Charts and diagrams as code
◆ ◆ ◆ ◆

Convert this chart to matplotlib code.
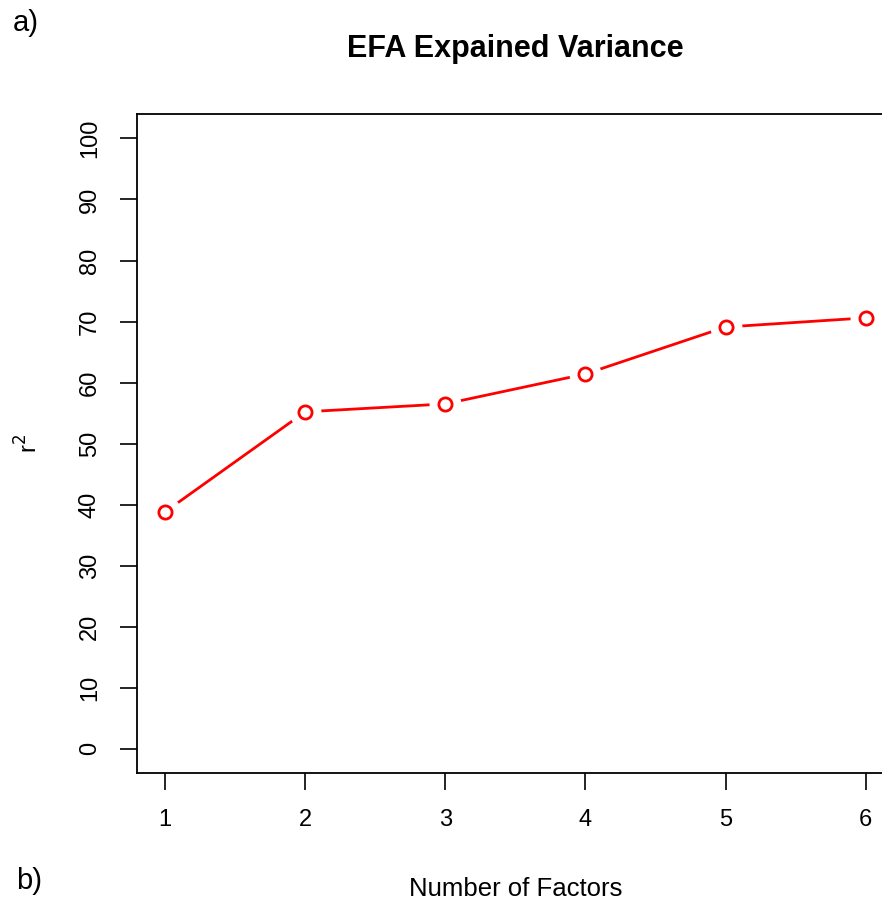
import matplotlib
matplotlib.use("Agg")
from matplotlib import pyplot as plt

factors = [1, 2, 3, 4, 5, 6]
r2 = [38.8, 55.2, 56.5, 61.4, 69.1, 70.6]
yticks = [0, 10, 20, 30, 40, 50, 60, 70, 80, 90, 100]

plt.rcParams['font.family'] = ['Liberation Sans', 'DejaVu Sans']

fig = plt.figure(figsize=(8.82, 9.01), dpi=100)
ax = fig.add_axes([0.1553, 0.142, 0.858, 0.7314])

# R type="b": line with gaps around points
ax.plot(factors, r2, color="red", lw=2.0, zorder=2)
ax.plot(factors, r2, "o", ms=23, mfc="white", mec="none", zorder=3)
ax.plot(factors, r2, "o", ms=9.5, mfc="none", mec="red", mew=2.0, zorder=4)

ax.set_xlim(0.8, 6.2)
ax.set_ylim(-4, 104)
ax.set_xticks(factors)
ax.set_yticks(yticks)
ax.tick_params(direction="out", length=12, width=1.2, labelsize=17, pad=14)
for lab in ax.get_yticklabels():
    lab.set_rotation(90)
    lab.set_va("center")
for s in ax.spines.values():
    s.set_linewidth(1.3)

ax.set_xlabel("Number of Factors", fontsize=18.5, labelpad=33)
ax.set_ylabel("r$^2$", fontsize=17, labelpad=26)

fig.text(0.584, 0.946, "EFA Expained Variance", ha="center", va="center",
         fontsize=22, fontweight="bold")
fig.text(0.015, 0.975, "a)", ha="left", va="center", fontsize=21)
fig.text(0.018, 0.022, "b)", ha="left", va="center", fontsize=21)

fig.savefig("out.png", dpi=100)
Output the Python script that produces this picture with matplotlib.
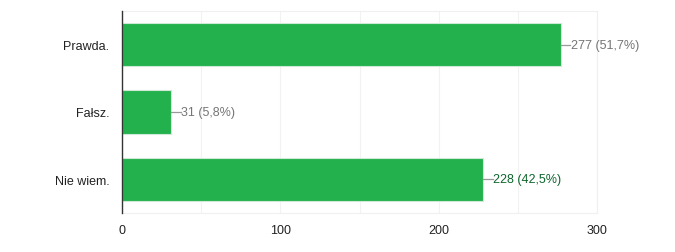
import matplotlib
matplotlib.use("Agg")
import matplotlib.pyplot as plt

categories = ["Prawda.", "Fałsz.", "Nie wiem."]
counts = [277, 31, 228]
percents = ["51,7%", "5,8%", "42,5%"]
label_colors = ["#757575", "#757575", "#0d652d"]
xticks = [0, 100, 200, 300]

plt.rcParams['font.family'] = ['Liberation Sans', 'DejaVu Sans']

fig = plt.figure(figsize=(6.75, 2.53), dpi=100)
ax = fig.add_axes([122/675, 39/253, 475/675, 202/253])

ypos = list(range(len(categories)))
ax.barh(ypos, counts, height=0.64, color="#23b14d", edgecolor="#d0e8d6", linewidth=0.8, zorder=3)

ax.set_xlim(0, 300)
ax.set_ylim(len(categories) - 0.5, -0.5)
ax.set_yticks(ypos)
ax.set_yticklabels(categories)
ax.set_xticks(xticks)
ax.set_xticklabels([str(t) for t in xticks])
ax.set_xticks([50, 150, 250], minor=True)
ax.tick_params(axis='both', which='both', length=0, labelsize=9, colors="#222222")
ax.tick_params(axis='x', pad=8)
ax.tick_params(axis='y', pad=9)
ax.grid(axis='x', which='both', color="#f2f2f2", linewidth=0.8, zorder=0)

for s in ["top", "right", "bottom"]:
    ax.spines[s].set_color("#f0f0f0")
ax.spines["left"].set_color("#333333")
ax.spines["left"].set_linewidth(1.0)
ax.spines["left"].set_zorder(4)

for y, c, p, col in zip(ypos, counts, percents, label_colors):
    ax.plot([c, c + 6], [y, y], color="#999999", linewidth=0.9, zorder=4, clip_on=False)
    ax.text(c + 6.3, y, f"{c} ({p})", va="center", ha="left", fontsize=9, color=col)

fig.savefig("out.png", dpi=100)
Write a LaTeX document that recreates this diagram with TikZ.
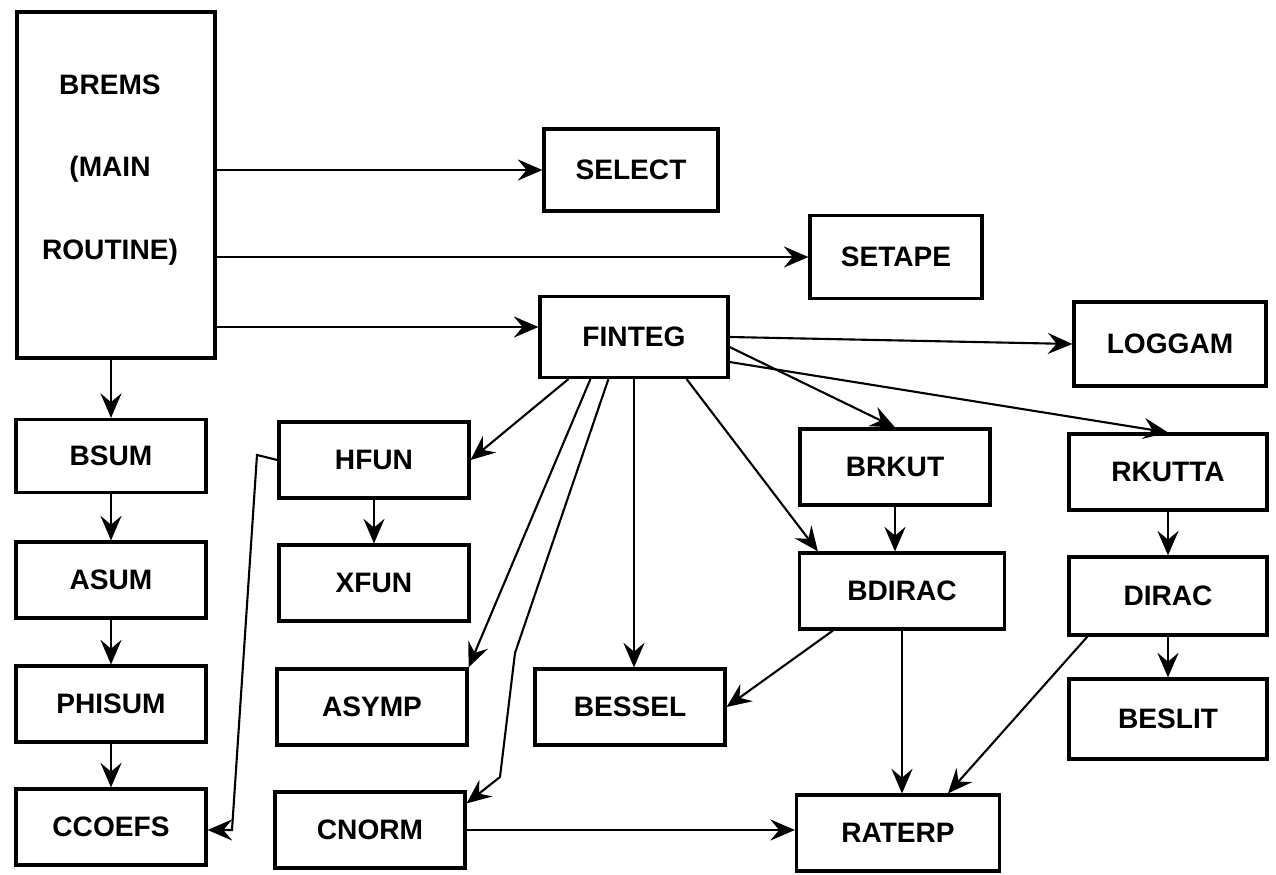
\documentclass[tikz,border=0pt]{standalone}
\usepackage{fontspec}
\setmainfont{Liberation Sans}
\usetikzlibrary{arrows.meta}

\begin{document}
\begin{tikzpicture}[
        x=0.02cm, y=-0.02cm,
        routine/.style={draw, line width=1.8pt, minimum width=3.8cm, minimum height=1.52cm, inner sep=0pt, font=\bfseries\fontsize{16}{19}\selectfont},
        call/.style={-{Stealth[length=14pt, width=12pt, inset=5pt]}, line width=1.2pt},
    ]
    \useasboundingbox (0,0) rectangle (1276,875);

    \node[routine, minimum width=3.96cm, minimum height=6.92cm](brems) at (116,185) {};
    \node[align=center, font=\bfseries\fontsize{16}{47}\selectfont](bremstext) at (110,170) {BREMS\\(MAIN\\ROUTINE)};

    \node[routine, minimum width=3.48cm, minimum height=1.64cm](select) at (631,170) {SELECT};
    \node[routine, minimum width=3.44cm, minimum height=1.66cm](setape) at (896,257) {SETAPE};
    \node[routine, minimum width=3.76cm, minimum height=1.62cm](finteg) at (634,337) {FINTEG};
    \node[routine, minimum width=3.84cm, minimum height=1.68cm](loggam) at (1170,344) {LOGGAM};

    \node[routine, minimum height=1.46cm](bsum) at (111,456) {BSUM};
    \node[routine](asum) at (111,580) {ASUM};
    \node[routine](phisum) at (111,704) {PHISUM};
    \node[routine](ccoefs) at (111,827) {CCOEFS};

    \node[routine](hfun) at (374,460) {HFUN};
    \node[routine](xfun) at (374,583) {XFUN};
    \node[routine](asymp) at (372,707) {ASYMP};
    \node[routine](cnorm) at (370,830) {CNORM};

    \node[routine](bessel) at (630,707) {BESSEL};

    \node[routine](brkut) at (895,467) {BRKUT};
    \node[routine, minimum width=4.1cm](bdirac) at (902,591) {BDIRAC};
    \node[routine, minimum width=4.06cm](raterp) at (898,833) {RATERP};

    \node[routine, minimum width=3.96cm](rkutta) at (1168,472) {RKUTTA};
    \node[routine, minimum width=3.96cm, minimum height=1.56cm](dirac) at (1168,596) {DIRAC};
    \node[routine, minimum width=3.96cm, minimum height=1.6cm](beslit) at (1168,719) {BESLIT};

    \coordinate (finin) at ([yshift=0.2cm]finteg.west);
    \coordinate (h1) at (257,455);
    \coordinate (h2) at (232,830);
    \coordinate (c1) at (515,653);
    \coordinate (c2) at (500,777);

    \draw[call] (brems.east |- select.west) -- (select.west);
    \draw[call] (brems.east |- setape.west) -- (setape.west);
    \draw[call] (brems.east |- finin) -- (finin);
    \draw[call] (brems.south -| bsum.north) -- (bsum.north);
    \draw[call] (bsum) -- (asum);
    \draw[call] (asum) -- (phisum);
    \draw[call] (phisum) -- (ccoefs);

    \draw[call] (hfun.west) -- (h1) -- (h2) -- (h2 -| ccoefs.east);
    \draw[call] (hfun) -- (xfun);

    \draw[call] ([xshift=0.6cm]finteg.south west) -- (hfun.east);
    \draw[call] ([xshift=1.04cm]finteg.south west) -- (asymp.north east);
    \draw[call] ([xshift=1.4cm]finteg.south west) -- (c1) -- (c2) -- ([yshift=-0.26cm]cnorm.north east);
    \draw[call] (finteg.south) -- (finteg.south |- bessel.north);
    \draw[call] ([xshift=-0.86cm]finteg.south east) -- ([xshift=0.4cm]bdirac.north west);
    \draw[call] (finteg.east) -- (loggam.west);
    \draw[call] ([yshift=-0.2cm]finteg.east) -- (brkut.north);
    \draw[call] ([yshift=-0.5cm]finteg.east) -- (rkutta.north);

    \draw[call] (brkut.south) -- (brkut.south |- bdirac.north);
    \draw[call] (rkutta) -- (dirac);
    \draw[call] (dirac) -- (beslit);
    \draw[call] ([xshift=0.7cm]bdirac.south west) -- (bessel.east);
    \draw[call] (bdirac.south) -- (bdirac.south |- raterp.north);
    \draw[call] ([xshift=0.4cm]dirac.south west) -- ([xshift=1cm]raterp.north);
    \draw[call] (cnorm.east) -- (cnorm.east -| raterp.west);

\end{tikzpicture}
\end{document}
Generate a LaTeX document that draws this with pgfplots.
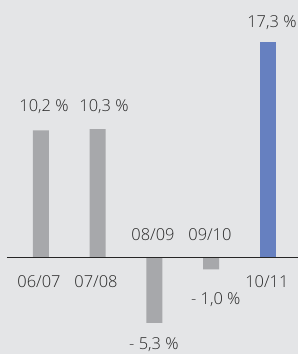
\documentclass[border=0pt]{standalone}
\usepackage{pgfplots}
\pgfplotsset{compat=1.18}
\usepackage{fontspec}
\setmainfont{Open Sans Light}
\definecolor{bg}{RGB}{228,229,231}
\definecolor{bargray}{RGB}{167,168,171}
\definecolor{barblue}{RGB}{102,128,192}
\definecolor{txt}{RGB}{40,40,40}
\tikzset{lbl/.style={font=\fontsize{16.5}{20}\selectfont, text=txt, inner sep=0pt}}
\begin{document}
\begin{tikzpicture}
\path[use as bounding box] (0,0) rectangle (298bp,354bp);
\fill[bg] (0,0) rectangle (298bp,354bp);
\begin{axis}[
  at={(0,0)}, anchor=south west,
  scale only axis, width=298bp, height=354bp,
  xmin=-0.7225, xmax=4.529,
  ymin=-7.80, ymax=20.68,
  hide axis, clip=false,
  ybar, bar width=16bp, bar shift=0pt,
]
\addplot[fill=bargray, draw=none] coordinates {(0,10.2) (1,10.3) (2,-5.3) (3,-1.0)};
\addplot[fill=barblue, draw=none] coordinates {(4,17.3)};
\draw[black!85, line width=0.9pt] (axis cs:-0.6,0) -- (axis cs:4.6,0);
\node[lbl] at (axis cs:0.053,12.07) {10,2 \%};
\node[lbl] at (axis cs:1.11,12.07) {10,3 \%};
\node[lbl] at (axis cs:4.07,18.90) {17,3 \%};
\node[lbl] at (axis cs:1.974,1.77) {08/09};
\node[lbl] at (axis cs:2.977,1.77) {09/10};
\node[lbl] at (axis cs:-0.035,-2.01) {06/07};
\node[lbl] at (axis cs:0.969,-2.01) {07/08};
\node[lbl] at (axis cs:3.98,-2.01) {10/11};
\node[lbl] at (axis cs:3.08,-3.46) {- 1,0 \%};
\node[lbl] at (axis cs:1.99,-7.08) {- 5,3 \%};
\end{axis}
\end{tikzpicture}
\end{document}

◆ ◆ ◆ ◆

Stated goal
In the listing above, find the line containing "Output the Python" and the line containing "ax = fig.add_axes([122/675, 39/253, 475/675, 202/253])". Reproduce those lines and all between them exactly, with no pictures and nothing more.

Solved exercise
Output the Python script that produces this picture with matplotlib.
import matplotlib
matplotlib.use("Agg")
import matplotlib.pyplot as plt

categories = ["Prawda.", "Fałsz.", "Nie wiem."]
counts = [277, 31, 228]
percents = ["51,7%", "5,8%", "42,5%"]
label_colors = ["#757575", "#757575", "#0d652d"]
xticks = [0, 100, 200, 300]

plt.rcParams['font.family'] = ['Liberation Sans', 'DejaVu Sans']

fig = plt.figure(figsize=(6.75, 2.53), dpi=100)
ax = fig.add_axes([122/675, 39/253, 475/675, 202/253])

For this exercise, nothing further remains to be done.